Harpoon: The Reykjavik Whale Watching Massacre (2009)

Harpoon: The Reykjavik Whale Watching Massacre (2009)

Hunting humans in the cold Icelandic waters

A group of tourists take a whale watching trip off the coast of Iceland but when the captain suffers a freak accident and is mortally wounded, they are forced to take refuge aboard an old whaling ship that responds to their distress call. However this ship is home to a family of disgruntled ex-whalers who now take to hunting and killing humans since their previous past time was outlawed.

 

If there were awards for the film with the greatest title ever, surely this has to be up there with them! An Icelandic take on your ‘backwoods’ slasher featuring a family of retarded and mentally unstable psychopaths, Harpoon: The Reykjavik Whale Watching Massacre gets billed as The Texas Chainsaw Massacre set aboard a whaling ship but it’s a lot more straightforward and less demented than that. It’s Iceland’s first foray into modern horror (the country made a few in the 80s but this is their first take on horror since Hostel and Saw turned up the notch of nastiness). Given their fellow Scandinavian countries have been making some decent horror films of late, it’s only right that the Icelandic nation gets a claim to horror fame. But despite having plenty of style, Harpoon: The Reykjavik Whale Watching Massacre is just a European version of the same old stuff that the Americans have been making for years.

It’s a pity because the set up itself is excellent and the bizarre sequence of events that set the tourists aboard the whaling ship is nicely strung out. The Icelandic cinematography is splendid and really gives you a sense of isolation that it going to be needed later on. The whaling ship itself looks creepy and rather desolate. To say that it’s a big ship is an understatement but, for some reason, the characters only tend to hang around the same parts and thus the scale of the ship is downplayed. There’s little in the way of hide-and-seek as most of the tourists are dispatched within a few minutes of realising they’re all screwed. The ‘turn’ in the film where the psycho family attack the tourists is awesome, complete with a hammer-to-the-skull moment.
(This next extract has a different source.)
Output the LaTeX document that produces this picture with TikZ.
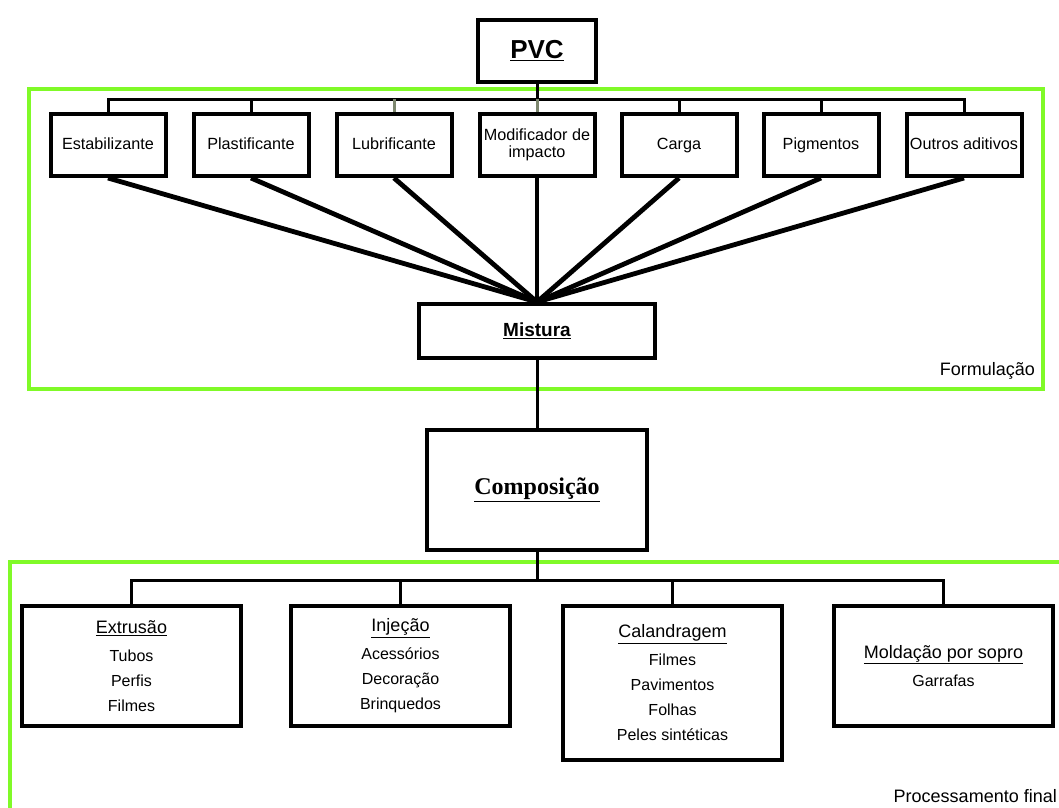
\documentclass[tikz,border=0pt]{standalone}
\usepackage{fontspec}
\setmainfont{Liberation Sans}
\newfontfamily\serifbold{Liberation Serif}
\definecolor{framegreen}{RGB}{128,250,40}
\definecolor{busgray}{RGB}{125,135,110}
\tikzset{
  box/.style={draw=black, line width=4pt, fill=white, align=center, inner sep=0pt},
  add-box/.style={box, minimum width=115pt, minimum height=62pt, text height=11.7pt, text depth=3.4pt, font=\fontsize{16.2}{17}\selectfont},
  proc-box/.style={box, anchor=north, minimum width=219pt, font=\fontsize{16}{25}\selectfont},
  bus/.style={line width=3pt},
  fan/.style={line width=4.8pt},
  frame/.style={draw=framegreen, line width=4pt},
  frame-label/.style={font=\fontsize{18}{20}\selectfont, inner sep=0pt}
}
\newcommand{\proctitle}[1]{{\fontsize{18}{20}\selectfont\underline{#1}}}

\begin{document}
\begin{tikzpicture}[x=1pt, y=-1pt]
  \useasboundingbox (0,0) rectangle (1059,807);

  % Green frames
  \draw[frame] (29,89) rectangle (1043,389);
  \draw[frame] (10,562) rectangle (1080,830);
  \node[frame-label, anchor=base east] (formulacao) at (1035,375) {Formulação};
  \node[frame-label, anchor=base east] (processamento) at (1057,802) {Processamento final};

  \coordinate (bus-top) at (0,99);
  \coordinate (bus-bot) at (0,580);

  % PVC
  \node[box, minimum width=118pt, minimum height=62pt, font=\fontsize{26}{28}\selectfont\bfseries] (pvc) at (537,51) {\underline{PVC}};

  % Additives
  \node[add-box] (estab) at (108,145) {Estabilizante};
  \node[add-box] (plast) at (251,145) {Plastificante};
  \node[add-box] (lubri) at (394,145) {Lubrificante};
  \node[add-box, text height=, text depth=] (modif) at (537,145) {Modificador de\\impacto};
  \node[add-box] (carga) at (679,145) {Carga};
  \node[add-box] (pigm) at (821,145) {Pigmentos};
  \node[add-box] (outros) at (964,145) {Outros aditivos};

  % Mixing and composition
  \node[box, minimum width=236pt, minimum height=54pt, font=\fontsize{19}{21}\selectfont\bfseries] (mistura) at (537,331) {\underline{Mistura}};
  \node[box, minimum width=220pt, minimum height=120pt, font=\serifbold\fontsize{24}{26}\selectfont\bfseries] (comp) at (537,490) {\underline{Composição}};

  % Processing
  \node[proc-box, minimum height=120pt] (extr) at (131.5,604) {\proctitle{Extrusão}\\[3pt]Tubos\\Perfis\\Filmes};
  \node[proc-box, minimum height=120pt] (inj) at (400.5,604) {\proctitle{Injeção}\\[3pt]Acessórios\\Decoração\\Brinquedos};
  \node[proc-box, minimum height=154pt] (cal) at (672.5,604) {\proctitle{Calandragem}\\[3pt]Filmes\\Pavimentos\\Folhas\\Peles sintéticas};
  \node[proc-box, minimum height=120pt] (sopro) at (943.5,604) {\proctitle{Moldação por sopro}\\[3pt]Garrafas};

  % Top bus
  \draw[bus] (pvc.south) -- (pvc.south |- bus-top);
  \draw[bus] (estab.north) -- (estab.north |- bus-top) -- (outros.north |- bus-top) -- (outros.north);
  \foreach \n in {plast, carga, pigm}
    \draw[bus] (\n.north) -- (\n.north |- bus-top);
  \foreach \n in {lubri, modif}
    \draw[bus, busgray] (\n.north) -- (\n.north |- bus-top);

  % Fan into the mixture
  \foreach \n in {estab, plast, lubri, modif, carga, pigm, outros}
    \draw[fan] (\n.south) -- (mistura.north);

  \draw[bus] (mistura.south) -- (comp.north);

  % Bottom bus
  \draw[bus] (comp.south) -- (comp.south |- bus-bot);
  \draw[bus] (extr.north) -- (extr.north |- bus-bot) -- (sopro.north |- bus-bot) -- (sopro.north);
  \foreach \n in {inj, cal}
    \draw[bus] (\n.north) -- (\n.north |- bus-bot);
\end{tikzpicture}
\end{document}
But it’s at this point that the film unfortunately loses steam and instead of delivering another bloody European horror blow, it turns itself into a derivative American slasher. The tourists all separate aboard the ship and each of the family set off to hunt and kill them. The tourists all attempt to save themselves without thinking of anyone else and the rest of the film is just a rather lacklustre series of scenes of stalking and killing.

Most of the kills are by-the-book – not counting the awesome death-by-whaling-harpoon – but we don’t get a really good look at anything. Either the kill happens off screen or the camera is facing in a way so that you can’t see much at all. Very disappointing indeed especially given that there’s more blood and guts in the titles as real life footage of whales being hunted and killed is shown. The whole thing doesn’t really have an urgent sense of dread or an uncompromising atmosphere – it’s got little atmosphere at all which is a crime given how kick ass some of the parts of the ship were.

The villains are bland and try a little too hard to play to type – the domineering mother, the thuggish older brother and the dim, runt-like brother. The tourists themselves are a motley bunch of stereotypes – the Japanese guy with the camera, the French guy who says “oo la la” a little too much (get him some onions and beret as well why don’t you!) and the butch German women. In fact the most interesting character is the Japanese girl, Endo, who turns from being a servant girl into a rather ruthless killer, out for herself and no one else. It’s a really weird character and one that hangs around in the background at the start when some of the other characters are getting more exposure and development.

This is the film’s worst problem – there’s no real main character. At first we think its Pihla Viitala’s character that is nearly raped and then caught and stripped by the religious nut brother. Then the film switches focus to Terence Anderson’s Leon who again looks like he’s going to be the saviour and save the day. But towards the end of the film, it’s Endo who is the main focus and her cold-hearted approach to everyone else’s life remains frustratingly unexplained. Gunnar Hansen (the original Leatherface) makes a small cameo and is clearly only top-billed because of his infamous horror legacy. He hardly has any lines, isn’t in the film for long and is cast as the unfortunate captain so don’t expect much in the way of in-jokes towards anything chainsaw-related. It’s definitely a missed opportunity.

 

I really wanted to like Harpoon: The Rekjavik Whale Watching Massacre but maybe I was expecting the whole thing to be a little more grim, distasteful and brutal than it ended up given the more recent Scandinavian horror films I’ve seen (Cold Prey, Dead Snow, etc). Disappointing but still not without its own merit.